Aujourd’hui, est-ce que la candidature d’Augustin Senghor est soutenue par l’État du Sénégal?
Je dis oui dans la mesure où c’est quelque chose qui a été mûri au sein du Comex parce que, sans son aval, on n’aurait pas pu le faire. Et quand ça s’est passé, lors d’une rencontre avec Madame le Ministre des Sports, je lui ai exposé ce projet pour lui dire que j’avais l’intention de briguer un poste au Conseil de la Fifa pour le Sénégal parce que c’est la candidature du Sénégal. Je pense qu’il est important de reposer le rayonnement de notre football sur deux piliers.
Le premier, c’est le rayonnement sportif sur le terrain et nous sommes en train de bien le mener. Après avoir remporté une demi-douzaine de titres il y a deux ans, nous sommes qualifiés pratiquement à toutes les compétitions en 2025. C’est à peu près sept Coupes d’Afrique de football et une Coupe du monde de beach soccer.
C’est énorme et nous sommes le seul pays africain à le faire. L’autre pilier, c’est le rayonnement dans les instances internationales. C’est là où se prennent les décisions que nous devons être. Et notre combat a toujours été d’avoir une bonne représentation ; une représentation de qualité qui incarne le Sénégal. Et fort de tout cela, Madame le Ministre m’avait encouragé à poursuivre dans cette voie-là.
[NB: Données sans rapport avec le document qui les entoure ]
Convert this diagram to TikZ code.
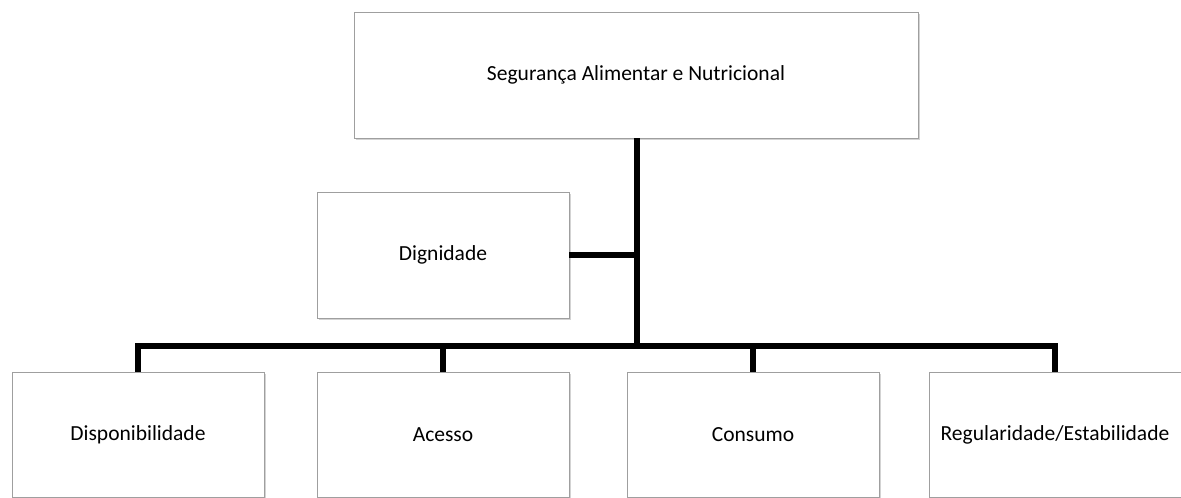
\documentclass[tikz,border=0pt]{standalone}
\usepackage{fontspec}
\setmainfont{Carlito}
\usepackage{tikz, xcolor}
\usetikzlibrary{shadows}

\begin{document}
\begin{tikzpicture}
					[
						x=0.025cm, y=-0.025cm,
						box/.style={draw=gray!75,thin,fill=white,inner sep=0pt,
							minimum width=6.3cm,minimum height=3.15cm,font=\fontsize{15.3}{17}\selectfont,
							drop shadow={shadow xshift=1.2pt,shadow yshift=-1.5pt,opacity=0.35}},
						link/.style={black,line width=3.8pt}
					]
					
					% Fix the page.
					\useasboundingbox (0,0) rectangle (1181,498);
					
					% Draw boxes.
					\node[box, minimum width=14.1cm] (san) at (636,75) {Segurança Alimentar e Nutricional};
					\node[box] (dig) at (443,255) {Dignidade};
					\node[box, minimum height=3.125cm] (disp) at (138,434.5) {Disponibilidade};
					\node[box, minimum height=3.125cm] (acesso) at (443,434.5) {Acesso};
					\node[box, minimum height=3.125cm] (consumo) at (753,434.5) {Consumo};
					\node[box, minimum height=3.125cm] (regul) at (1055,434.5) {Regularidade/Estabilidade};
					
					% Draw tree.
					\coordinate (hub) at (637,346);
					\draw[link] (san.south -| hub) -- (hub);
					\draw[link] (dig.east) -- (dig.east -| hub);
					\draw[link] (disp.north) -- (disp.north |- hub) -- (regul.north |- hub) -- (regul.north);
					\draw[link] (acesso.north) -- (acesso.north |- hub);
					\draw[link] (consumo.north) -- (consumo.north |- hub);
				\end{tikzpicture}
\end{document}
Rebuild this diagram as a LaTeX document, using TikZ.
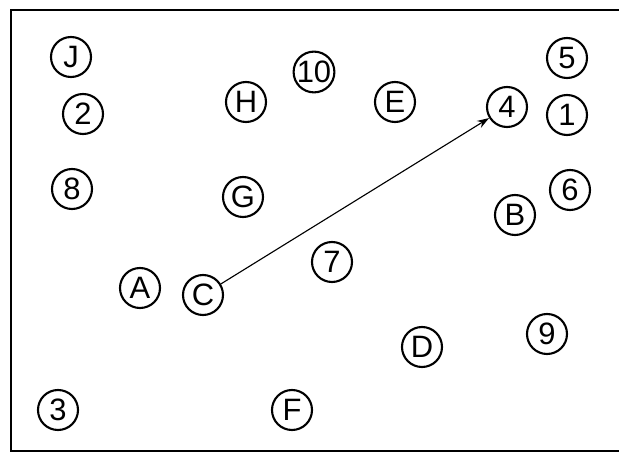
\documentclass[tikz,border=0pt]{standalone}
\usepackage{fontspec}
\setsansfont{Liberation Sans}
\usetikzlibrary{arrows.meta}
\tikzset{
  spot/.style={circle, draw=black, line width=1.5pt, minimum size=10mm, inner sep=0pt, font=\sffamily\fontsize{22}{22}\selectfont},
  frame/.style={line width=1.6pt},
  arrow/.style={-{Stealth[length=3mm, width=2mm]}, line width=0.8pt}
}
\begin{document}
\begin{tikzpicture}[x=0.025cm, y=-0.025cm]
  \useasboundingbox (0,0) rectangle (619,458);
  \draw[frame] (619,10) -- (11,10) -- (11,451) -- (619,451);
  % letters
  \node[spot] (nJ) at (71,57) {J};
  \node[spot] (nH) at (246,102) {H};
  \node[spot] (nE) at (395,102) {E};
  \node[spot] (nG) at (243,197) {G};
  \node[spot] (nB) at (515,215) {B};
  \node[spot] (nA) at (140,288) {A};
  \node[spot] (nC) at (203,295) {C};
  \node[spot] (nD) at (422,347) {D};
  \node[spot] (nF) at (292,410) {F};
  % numbers
  \node[spot] (n10) at (314,72) {10};
  \node[spot] (n5) at (567,58) {5};
  \node[spot] (n2) at (83,114) {2};
  \node[spot] (n4) at (507,107) {4};
  \node[spot] (n1) at (567,115) {1};
  \node[spot] (n8) at (72,189) {8};
  \node[spot] (n6) at (570,190) {6};
  \node[spot] (n7) at (332,262) {7};
  \node[spot] (n9) at (547,334) {9};
  \node[spot] (n3) at (58,410) {3};
  \draw[arrow] (nC) -- (n4);
\end{tikzpicture}
\end{document}
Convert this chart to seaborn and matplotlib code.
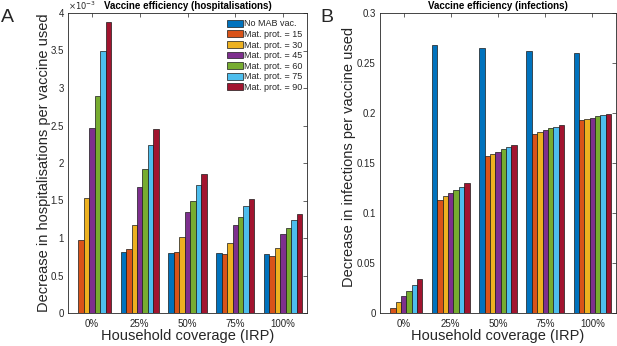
import numpy as np
import pandas as pd
import matplotlib
matplotlib.use("Agg")
import matplotlib.pyplot as plt
import seaborn as sns
from matplotlib.ticker import FuncFormatter, MultipleLocator

# ---------------- data ----------------
coverage = ["0%", "25%", "50%", "75%", "100%"]
series = ["No MAB vac.", "Mat. prot. = 15", "Mat. prot. = 30", "Mat. prot. = 45",
          "Mat. prot. = 60", "Mat. prot. = 75", "Mat. prot. = 90"]
colors = ["#0072BD", "#D95319", "#EDB120", "#7E2F8E", "#77AC30", "#4DBEEE", "#A2142F"]

# hospitalisations (values in units of 1e-3), rows = series, cols = coverage
hosp_no_mab = [0.0, 0.82, 0.80, 0.80, 0.785]
hosp_mp15 = [0.97, 0.86, 0.81, 0.785, 0.76]
hosp_mp30 = [1.54, 1.18, 1.02, 0.94, 0.873]
hosp_mp45 = [2.47, 1.68, 1.35, 1.175, 1.05]
hosp_mp60 = [2.90, 1.92, 1.50, 1.28, 1.13]
hosp_mp75 = [3.50, 2.24, 1.71, 1.43, 1.24]
hosp_mp90 = [3.88, 2.45, 1.85, 1.52, 1.32]

inf_no_mab = [0.0, 0.268, 0.265, 0.262, 0.260]
inf_mp15 = [0.005, 0.113, 0.157, 0.179, 0.193]
inf_mp30 = [0.011, 0.117, 0.159, 0.181, 0.194]
inf_mp45 = [0.017, 0.120, 0.161, 0.183, 0.195]
inf_mp60 = [0.022, 0.123, 0.164, 0.185, 0.197]
inf_mp75 = [0.028, 0.126, 0.166, 0.186, 0.198]
inf_mp90 = [0.034, 0.130, 0.168, 0.188, 0.199]

hosp_scale = 1e-3

hosp = [hosp_no_mab, hosp_mp15, hosp_mp30, hosp_mp45, hosp_mp60, hosp_mp75, hosp_mp90]
inf = [inf_no_mab, inf_mp15, inf_mp30, inf_mp45, inf_mp60, inf_mp75, inf_mp90]


def long_df(rows, scale=1.0):
    recs = []
    for s, vals in zip(series, rows):
        for c, v in zip(coverage, vals):
            recs.append({"coverage": c, "series": s, "value": v * scale})
    return pd.DataFrame(recs)


df_h = long_df(hosp, hosp_scale)
df_i = long_df(inf)

# ---------------- style ----------------
sns.set_style("white")
plt.rcParams["font.family"] = ["Liberation Sans", "DejaVu Sans"]
axcol = "#262626"

fig = plt.figure(figsize=(6.17, 3.46), dpi=100)
axA = fig.add_axes([68 / 617, 33 / 346, 239 / 617, 300 / 346])
axB = fig.add_axes([380 / 617, 33 / 346, 236 / 617, 300 / 346])

for ax, df in ((axA, df_h), (axB, df_i)):
    sns.barplot(data=df, x="coverage", y="value", hue="series", order=coverage,
                hue_order=series, palette=colors, saturation=1, width=0.8,
                errorbar=None, edgecolor="#1a1a1a", linewidth=0.5, ax=ax)
    ax.set_xlim(-0.5, 4.5)
    for sp in ax.spines.values():
        sp.set_visible(True)
        sp.set_color(axcol)
        sp.set_linewidth(0.6)
    ax.tick_params(direction="in", top=True, right=True, length=3, width=0.5,
                   colors=axcol, labelsize=7, pad=3)
    ax.tick_params(axis="x", pad=4)
    ax.yaxis.set_major_formatter(FuncFormatter(lambda v, p: f"{v:g}"))
    ax.set_xlabel("Household coverage (IRP)", fontsize=10.5, color=axcol)
    ax.xaxis.set_label_coords(0.5, -0.052)
    ax.xaxis.label.set_va("top")

# Panel A
axA.set_ylim(0, 4e-3)
axA.yaxis.set_major_locator(MultipleLocator(0.5e-3))
axA.yaxis.set_major_formatter(FuncFormatter(lambda v, p: f"{v / hosp_scale:g}"))
axA.set_ylabel("Decrease in hospitalisations per vaccine used", fontsize=10.5, color=axcol)
axA.yaxis.set_label_coords(-0.072, 0.5)
axA.set_title("Vaccine efficiency (hospitalisations)", fontsize=7, fontweight="bold",
              pad=3, color="black")
axA.text(0.0, 1.003, r"$\times10^{-3}$", transform=axA.transAxes, ha="left", va="bottom",
         fontsize=6, color=axcol)
handles, labels = axA.get_legend_handles_labels()
axA.legend(handles, labels, loc="upper right", bbox_to_anchor=(0.99, 0.985),
           frameon=False, fontsize=6.5, handlelength=1.8, handleheight=0.8,
           handletextpad=0.15, labelspacing=0.18, borderaxespad=0, borderpad=0.2)

# Panel B
axB.set_ylim(0, 0.3)
axB.yaxis.set_major_locator(MultipleLocator(0.05))
axB.set_ylabel("Decrease in infections per vaccine used", fontsize=10.5, color=axcol)
axB.yaxis.set_label_coords(-0.10, 0.52)
axB.set_title("Vaccine efficiency (infections)", fontsize=7, fontweight="bold",
              pad=3, color="black")
if axB.get_legend() is not None:
    axB.get_legend().remove()

fig.text(1 / 617, 1 - 22 / 346, "A", fontsize=14, ha="left", va="baseline")
fig.text(320 / 617, 1 - 22 / 346, "B", fontsize=14, ha="left", va="baseline")

fig.savefig("out.png", dpi=100)
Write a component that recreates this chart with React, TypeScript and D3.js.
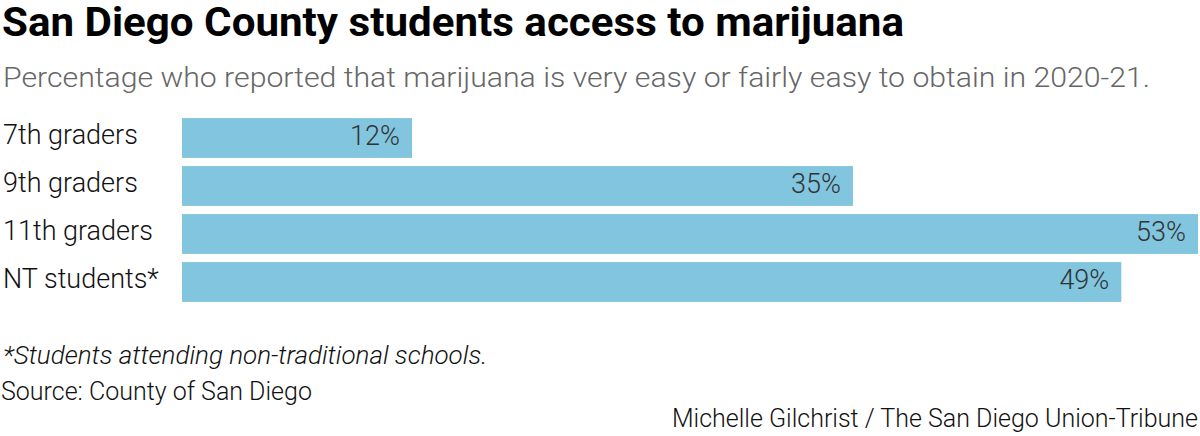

Donc, je peux confirmer effectivement qu’à travers elle, l’État du Sénégal nous accompagne dans ce travail, étant entendu que ce n’est pas une candidature à un poste de président de la Caf ou de la Fifa, mais pour un poste de simple membre dans cette instance. Je considère donc que ce soutien des autorités ne nous fait pas défaut parce qu’au final, en siégeant dans cette instance, où d’ailleurs nous avions eu pendant quelques années notre sœur, Fatma Samoura, qui était Secrétaire générale, ce serait une excellente chose d’avoir un membre élu au sein de l’instance.
Ce serait une première, comme on a pu considérer mon accession comme membre du Comité exécutif de la Caf et ma promotion comme premier vice-président de l’instance comme des étapes importantes dans l’histoire du football du Sénégal. L’autre étape aujourd’hui, c’est d’aller au Conseil de la Fifa, en attendant mieux, soit pour moi-même, soit pour un autre membre de la famille du football sénégalais.